LeetCode-Word Break II
Given a string s and a dictionary of words dict, determine if s can be segmented into a space-separated sequence of one or more dictionary words.
For example, given
s = "leetcode",
dict = ["leet", "code"].
Return true because "leetcode" can be segmented as "leet code".
一看这题目,就感觉里面回溯法,因为这种题,在回溯法中在平常不过了。上代码:
public boolean wordBreak(String s, Set<String> wordDict) {
if (s == null || wordDict == null) return false;
return dfs(s, wordDict, 0);
}
private boolean dfs(String str, Set<String> wordDict, int s) {
if (s > str.length()) return false;
else if (s == str.length()) return true;
for (int i = s+1; i <= str.length(); i++) {
String sub = str.substring(s, i);
if (wordDict.contains(sub) && dfs(str, wordDict, i)) {
return true;
}
}
return false;
}
标准的回溯方法,但是超时。

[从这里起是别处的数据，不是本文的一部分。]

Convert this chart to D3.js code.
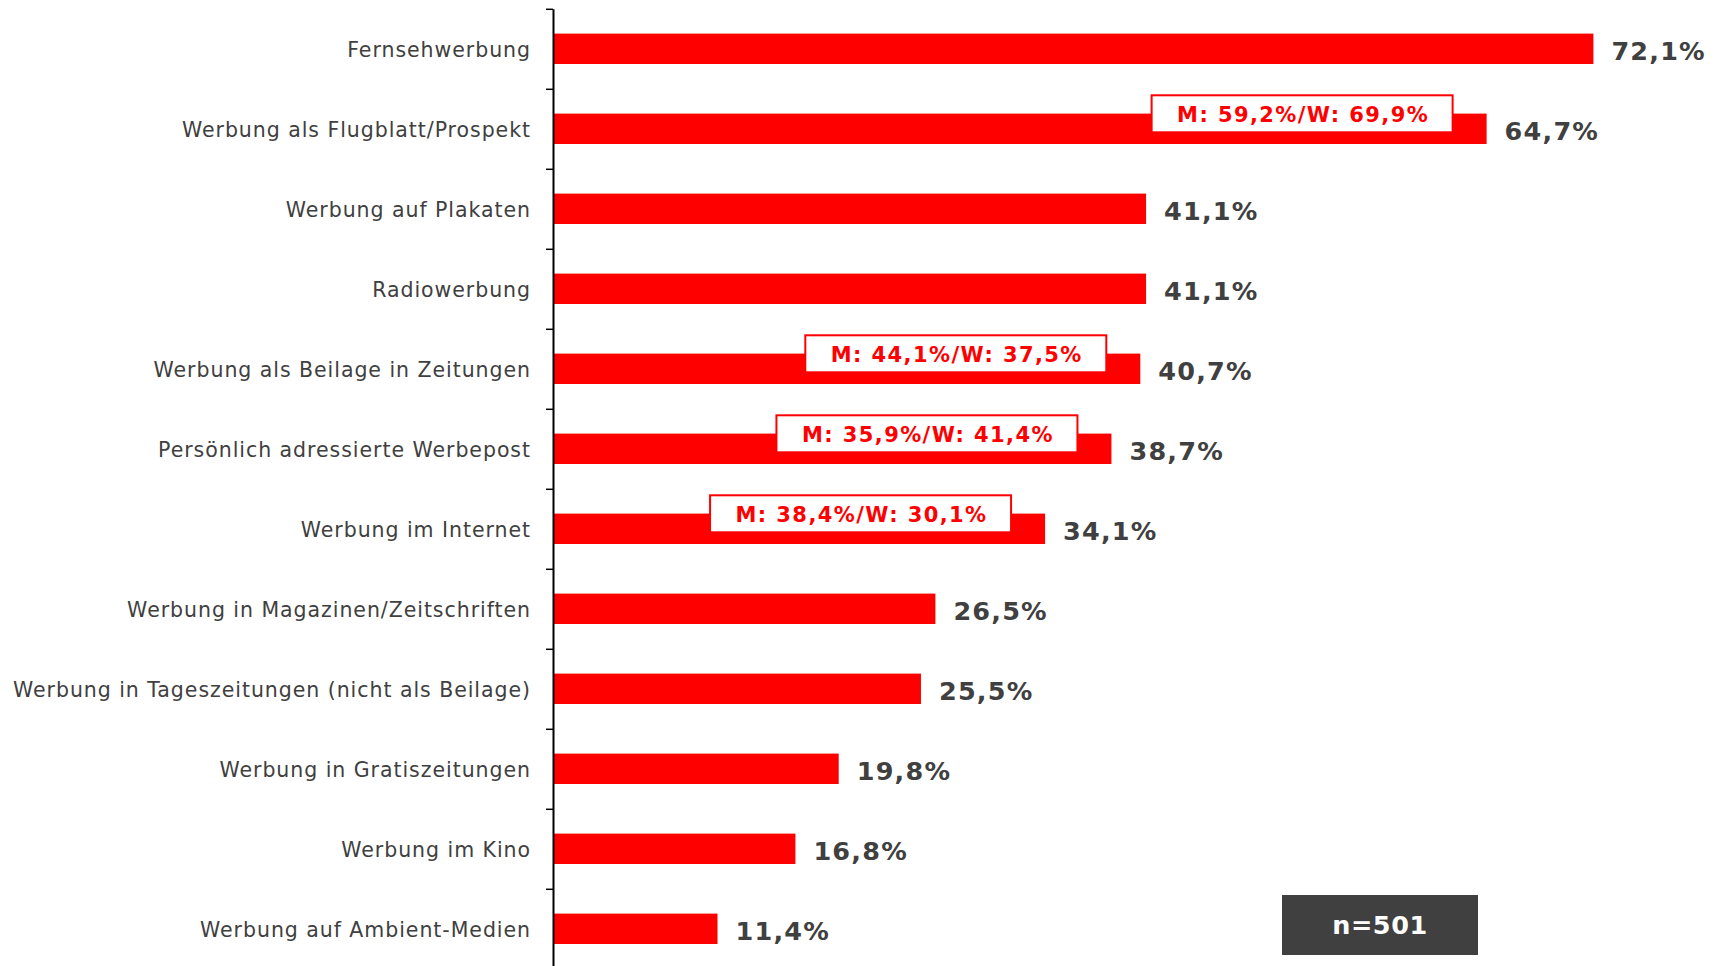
<script src="https://d3js.org/d3.v7.min.js"></script>
<style>
    body { margin: 0; background: #fff; }
    svg { display: block; }
</style>
<body>
<script>
    // data
    var categories = ["Fernsehwerbung", "Werbung als Flugblatt/Prospekt", "Werbung auf Plakaten",
        "Radiowerbung", "Werbung als Beilage in Zeitungen", "Persönlich adressierte Werbepost",
        "Werbung im Internet", "Werbung in Magazinen/Zeitschriften",
        "Werbung in Tageszeitungen (nicht als Beilage)", "Werbung in Gratiszeitungen",
        "Werbung im Kino", "Werbung auf Ambient-Medien"];
    var values = [72.1, 64.7, 41.1, 41.1, 40.7, 38.7, 34.1, 26.5, 25.5, 19.8, 16.8, 11.4];
    // gender split (M / W), only for some rows
    var men = [null, 59.2, null, null, 44.1, 35.9, 38.4, null, null, null, null, null];
    var women = [null, 69.9, null, null, 37.5, 41.4, 30.1, null, null, null, null, null];
    var sampleSize = 501;

    var width = 1719, height = 966;
    var fmt = function (v) { return v.toFixed(1).replace(".", ",") + "%"; };

    var svg = d3.select("body").append("svg")
        .attr("width", width)
        .attr("height", height);

    var x = d3.scaleLinear()
        .domain([0, 100])
        .range([553, 553 + 1443]);
    var y = d3.scaleBand()
        .domain(categories)
        .range([8.8, 968.8])
        .paddingInner(0.62)
        .paddingOuter(0.31);
    var yIdx = d3.scaleLinear()
        .domain([0, categories.length])
        .range([8.8, 968.8]);

    // bars
    svg.selectAll(".bar")
        .data(values)
        .enter()
        .append("rect")
        .attr("class", "bar")
        .attr("x", x(0))
        .attr("y", function (d, i) { return y(categories[i]); })
        .attr("width", function (d) { return x(d) - x(0); })
        .attr("height", y.bandwidth())
        .attr("fill", "#ff0000");

    // axis with ticks between categories
    var axis = svg.append("g")
        .attr("transform", "translate(" + x(0) + ",0)")
        .call(d3.axisLeft(yIdx).ticks(categories.length).tickFormat("").tickSize(7).tickSizeOuter(0));
    axis.select(".domain").attr("stroke", "#000").attr("stroke-width", 2);
    axis.selectAll(".tick line").attr("stroke", "#000").attr("stroke-width", 1.5);

    // category labels
    svg.selectAll(".cat")
        .data(categories)
        .enter()
        .append("text")
        .attr("class", "cat")
        .attr("x", x(0) - 22)
        .attr("y", function (d) { return y(d) + y.bandwidth() / 2; })
        .attr("dy", "0.38em")
        .attr("text-anchor", "end")
        .style("font-family", "DejaVu Sans")
        .style("font-size", "20.5px")
        .style("letter-spacing", "0.95px")
        .style("fill", "#404040")
        .text(function (d) { return d; });

    // value labels
    svg.selectAll(".val")
        .data(values)
        .enter()
        .append("text")
        .attr("class", "val")
        .attr("x", function (d) { return x(d) + 18; })
        .attr("y", function (d, i) { return y(categories[i]) + y.bandwidth() / 2; })
        .attr("dy", "0.42em")
        .style("font-family", "DejaVu Sans")
        .style("font-weight", "bold")
        .style("font-size", "25.5px")
        .style("letter-spacing", "1.2px")
        .style("fill", "#404040")
        .text(function (d) { return fmt(d); });

    // gender annotations
    values.forEach(function (v, i) {
        if (men[i] == null) return;
        var cy = y(categories[i]) + y.bandwidth() / 2 - 15;
        var g = svg.append("g");
        var rect = g.append("rect")
            .attr("fill", "#fff")
            .attr("stroke", "#ff0000")
            .attr("stroke-width", 2);
        var t = g.append("text")
            .attr("y", cy)
            .attr("dy", "0.37em")
            .attr("text-anchor", "middle")
            .style("font-family", "DejaVu Sans")
            .style("font-weight", "bold")
            .style("font-size", "21px")
            .style("letter-spacing", "1.4px")
            .style("fill", "#ff0000")
            .text("M: " + fmt(men[i]) + "/W: " + fmt(women[i]));
        var w = 301;
        var right = x(v) - 34;
        t.attr("x", right - w / 2 + 1);
        rect.attr("x", right - w).attr("y", cy - 18.5).attr("width", w).attr("height", 37);
    });

    // sample size box
    svg.append("rect")
        .attr("x", 1282)
        .attr("y", 895)
        .attr("width", 196)
        .attr("height", 60)
        .attr("fill", "#404040");
    svg.append("text")
        .attr("x", 1282 + 98)
        .attr("y", 925)
        .attr("dy", "0.36em")
        .attr("text-anchor", "middle")
        .style("font-family", "DejaVu Sans")
        .style("font-weight", "bold")
        .style("font-size", "25.5px")
        .style("letter-spacing", "0.6px")
        .style("fill", "#fff")
        .text("n=" + sampleSize);
</script>
</body>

可以分析一下为什么超时,假设s="aaab",wordDict={"a", "aa", "aaa"};
看一看递归树:
a aa aaa aaab
a aa aab a ab b
a ab b b
b
可以看出重叠子问题,因为在没有找到匹配的时候,会全部遍历这课树,所以可以改用动态规划。
boolean[] can = new boolean[s.length()+1];
can[0] = true;// 空字符串
//f(0, i) = f(0, j) & f(j, i) k = 0...n-1; i = 0...n
for (int i = 1; i <= s.length(); i++) {
for (int j = 0; j < i; j++) {
if (can[j] && wordDict.contains(s.substring(j, i))) {
can[i] = true;
break;
}
}
}
return can[s.length()];
boolean数组can[i]是指,s.substring(0,i)是可以分割的,所示数组最后一个元素即为所求。
public boolean wordBreak(String s, Set<String> wordDict) {
boolean[] can = new boolean[s.length()+1];
can[s.length()] = true;
for (int i = s.length()-1; i >= 0; i--) {
for (int j = s.length(); j > i; j--) {
if (wordDict.contains(s.substring(i, j)) && can[j]) {
can[i] = true;
break;
}
}
}
return can[0];
}
另外一个版本,can[i]只值以i为起点的字符串是否在wordDict中
接下来搞word breakII
Given a string s and a dictionary of words dict, add spaces in s to construct a sentence where each word is a valid dictionary word.
Return all such possible sentences.
For example, given
s = "catsanddog",
dict = ["cat", "cats", "and", "sand", "dog"].
A solution is ["cats and dog", "cat sand dog"].
因为要列出所有的可能,所以肯定要用dfs,一个很标准额DFS模板式解答:
public List<String> wordBreak(String s, Set<String> wordDict) {
List<String> list = new ArrayList<String>();
if (s == null || wordDict == null) return list;
dfs(list, s, wordDict, new StringBuilder(), 0);
return list;
}
private void dfs(List<String> list, String s, Set<String> dict, StringBuilder sb, int index) {
if (index == s.length()) {
list.add(new String(sb.toString()));
return;
}
for (int i = index+1; i <= s.length(); i++) {
StringBuilder temp = new StringBuilder(sb);
String sub = s.substring(index, i);
if (dict.contains(sub)) {
if (index != 0)
temp.append(" ");
temp.append(sub);
dfs(list, s, dict, temp, i);
}
}
}
很显然超时了,怎么办?在DFS中只能剪枝了,我们可以根据word break得出,我们可以先在O(n2)的空间复杂度下跑一下wordbreak,根据其can[]数据进行剪枝
public List<String> wordBreak(String s, Set<String> wordDict) {
List<String> list = new ArrayList<String>();
if (s == null || wordDict == null) return list;
dfs(list, s, wordDict, new StringBuilder(), check(s, wordDict), 0);
return list;
}
private void dfs(List<String> list, String s, Set<String> dict, StringBuilder sb, boolean[] can, int index) {
if (index == s.length()) {
list.add(new String(sb.toString()));
return;
}
for (int i = index+1; i <= s.length(); i++) {
String sub = s.substring(index, i);
StringBuilder temp = new StringBuilder(sb);
if (dict.contains(sub) && can[i]) {
if (index != 0)
temp.append(" ");
temp.append(sub);
dfs(list, s, dict, temp, can, i);
}
}
}
private boolean[] check(String s, Set<String> wordDict) {
boolean[] can = new boolean[s.length()+1];
can[s.length()] = true;
for (int i = s.length()-1; i >= 0; i--) {
for (int j = s.length(); j > i; j--) {
if (wordDict.contains(s.substring(i, j)) && can[j]) {
can[i] = true;
break;
}
}
}
return can;
}
在DFS的时候,不仅要保证subsring(i, j)在wordDic中,此时还要保证substring(j, length),此时效率要高很多,不错!